Как я писала когда-то, еще до всего:
Ну что, бывает! Где-то бузина
Прет в огород и соком брызжет ало,
А дядька в Киеве клянется вполпьяна
Сбить спесь москальскую за анекдот про сало.
…Чтобы мы, люди с единой историей и географией, которые я учила еще по-английски, мы, люди единой культуры, единоверцы, искатели Небесного Царства, – и начали так враждовать: не демонский ли это заказ? Не измена ли судьбе своей страны в Вечности? Не предательство ли своего призвания как народа Божьего?
Не знаю…
СУДЬБА ИНОСТРАНЦА В РОССИИ
Судьба иностранца в России похожа на ключ, только вот
теперь уж никто не отыщет тех славных дверей и ворот,
тех шкафчиков, тех секретеров, тех ларчиков в чудной пыли,
которые с музыкой тайной когда-то открыться могли:
ушли гувернеры, арапы, монголы и немцы, теперь
из третьего мира арабы то в окна влезают, то в дверь.

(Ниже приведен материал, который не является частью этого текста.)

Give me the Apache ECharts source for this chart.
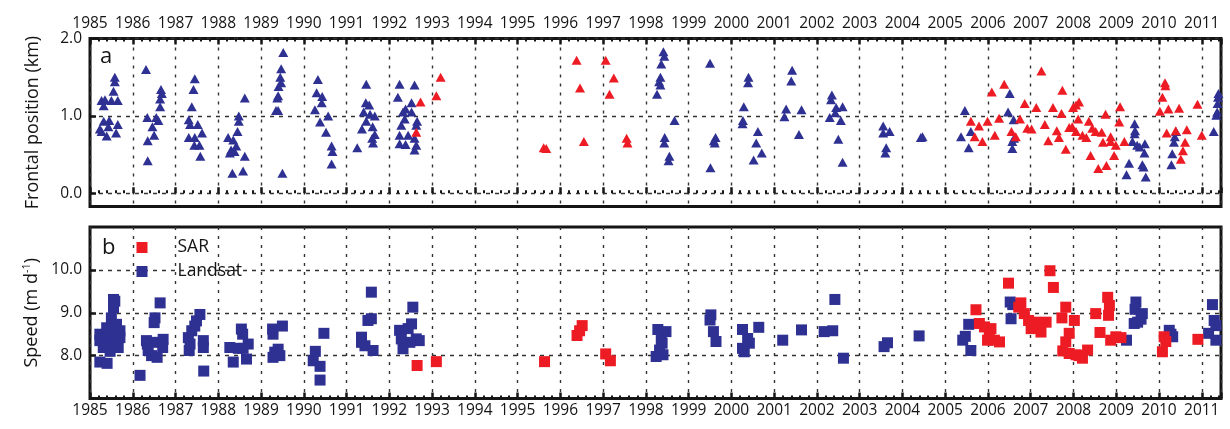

Он вечно – то гость, то захватчик, то друг он, то враг, то истец,
а то и умелый строитель, а то и с товаром купец.
В нем ищут черты лжемиссии, антихриста видят, а он –
то деньги дает под проценты, то рыщет впотьмах, как шпион.
…Четыре мучительных века с тоской мы глядим на Афон,
Максима, ученого грека, мы просим приехать, а он,
пока мы в его переводе читаем Псалтырь по нему,
все едет по русской равнине в тверские пределы, в тюрьму.
Его уже века четыре мы как преподобного чтим –
под вьюгу, по чтенье Псалтири, и сосны бушуют над ним.
В России судьба иностранца трагична, комична, – она
роскошна, когда не трагична, комична, когда не страшна.
В ней видно Россию далеко, и стынут средь утренней мглы
ампир, рококо и барокко – ее роковые углы.
Но быть иностранцем в России почетно, когда не грешно,
надежно, когда не опасно, печально, когда не смешно.
Он принят по высшему чину, как ангел, сошедший с небес,
и он же – взашеи и в спину крестом изгоняем, как бес.
И то здесь страстями Голгофы окончат над ним самосуд,
то в лучших российских покоях присягу ему принесут.
В России судьба баснословна, странна, иностранна, чудна,
то праведна, то уголовна, абсурда и смысла полна.
Небесного поприща странник! Отечество славя свое,
ты тоже – избранник, изгнанник, чернец, иностранец ее!
Всем миром встает на колени великодержавный приют,
когда «На реках Вавилонских…» его домочадцы поют.